In Europe, Free Speech Excludes Blasphemy Against Muhammed
The European Court of Human Rights (ECHR) on Thursday decided that free speech does not allow for insults against Muhammad, the Prophet of Islam.
Defamation against Muhammad “goes beyond the permissible limits of an objective debate,” wrote the court, “and could stir up prejudice and put at risk religious peace.”
Radical Muslims are particularly sensitive regarding insults to Muhammad. In 2015, a group of radicals murdered 12 people after the satirical French magazine Charlie Hedbo published an offensive image of the prophet (image above).

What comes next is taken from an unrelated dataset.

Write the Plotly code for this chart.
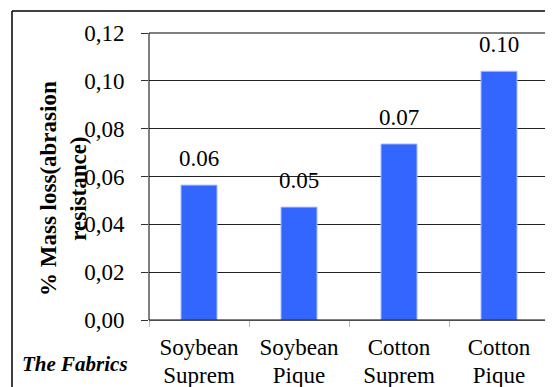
import plotly.graph_objects as go

categories = ["Soybean Suprem", "Soybean Pique", "Cotton Suprem", "Cotton Pique"]
values = [0.0564, 0.0472, 0.0736, 0.1040]
labels = ["0.06", "0.05", "0.07", "0.10"]
tick_vals = [0, 0.02, 0.04, 0.06, 0.08, 0.10, 0.12]
tick_text = ["0,00", "0,02", "0,04", "0,06", "0,08", "0,10", "0,12"]

FONT = "Liberation Serif"
# page is offset by the browser's default 8px body margin
OFF = 8
W, H = 553 - OFF, 387 - OFF
# plot area in page pixels: x 149..549, y 33..320
L, R, T, B = 149 - OFF, 553 - 549, 33 - OFF, 387 - 320
pw, ph = W - L - R, H - T - B

def px(xp):
    return (xp - OFF - L) / pw

def py(yp):
    return (H - B - (yp - OFF)) / ph

cat_text = [
    "<br>".join("<span style='font-size:23px'>%s</span>" % w for w in c.split(" "))
    for c in categories
]

fig = go.Figure()
fig.add_trace(go.Bar(
    x=categories, y=values,
    marker=dict(color="#3366FF", line=dict(color="#aabbff", width=1)),
    width=0.36,
))

value_annotations = [
    dict(x=c, y=v, xref="x", yref="y", text=t, showarrow=False,
         yanchor="bottom", yshift=12,
         font=dict(family=FONT, size=23, color="black"))
    for c, v, t in zip(categories, values, labels)
]

fig.update_layout(
    width=W, height=H,
    margin=dict(l=L, r=R, t=T, b=B, autoexpand=False),
    paper_bgcolor="white", plot_bgcolor="white",
    showlegend=False,
    font=dict(family=FONT, size=23, color="black"),
    xaxis=dict(
        tickvals=categories, ticktext=cat_text,
        showgrid=False, showline=True, linecolor="#999999", linewidth=1,
        ticks="outside", ticklen=6, tickcolor="#bbbbbb", tickson="boundaries",
        tickfont=dict(family=FONT, size=21), mirror=False, ticklabelstandoff=9,
        automargin=False,
    ),
    yaxis=dict(
        range=[0, 0.12], tickvals=tick_vals, ticktext=tick_text,
        showgrid=True, gridcolor="#222222", gridwidth=1,
        showline=False, ticks="outside", ticklen=7, tickcolor="#333333",
        tickfont=dict(family=FONT, size=23), zeroline=False,
        ticklabelstandoff=12, automargin=False,
    ),
    annotations=value_annotations + [
        dict(text="<b>% Mass loss(abrasion<br>resistance)</b>", textangle=-90,
             xref="paper", yref="paper", x=px(63), y=py(189),
             xanchor="center", yanchor="middle", showarrow=False,
             font=dict(family=FONT, size=23, color="black")),
        dict(text="<b><i>The Fabrics</i></b>",
             xref="paper", yref="paper", x=px(75), y=py(364),
             xanchor="center", yanchor="middle", showarrow=False,
             font=dict(family=FONT, size=21, color="black")),
    ],
    shapes=[
        dict(type="rect", xref="paper", yref="paper", x0=0, y0=0, x1=1, y1=1,
             line=dict(color="black", width=1), layer="above"),
        dict(type="line", xref="paper", yref="paper", x0=px(12), y0=py(11), x1=px(560), y1=py(11),
             line=dict(color="black", width=1.5)),
        dict(type="line", xref="paper", yref="paper", x0=px(12), y0=py(11), x1=px(12), y1=py(395),
             line=dict(color="black", width=1.5)),
    ],
)

fig.write_html("out.html")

Thursday’s ruling, which makes a mockery of the term “free speech,” marks the culmination of a case pertaining to an Austrian woman who claimed that Muhammad’s marriage to a 6-year-old girl was akin to “pedophilia.”
According to Islamic texts, Muhammad consummated the marriage when he was 50 (or older) and his wife was 9. Muhammad “liked to do it with children,” said the woman during two seminars in 2009. “What do we call it, if it is not pedophilia?”
In 2011, she was convicted by a Vienna court and fined $547 for “disparaging religious doctrines.”
The woman, identified as E.S., claimed her comments about Muhammad were part of a public debate and should not be considered defamation. Not to mention her right to freedom of expression.
But the court insisted her comments were presented without historical context and were not phrased in a neutral manner. Her comments were classified as an “abusive attack” on Muhammad that was designed to stir up indignation among Muslims. The ruling was upheld by an Austrian appeals court before traveling to the ECHR.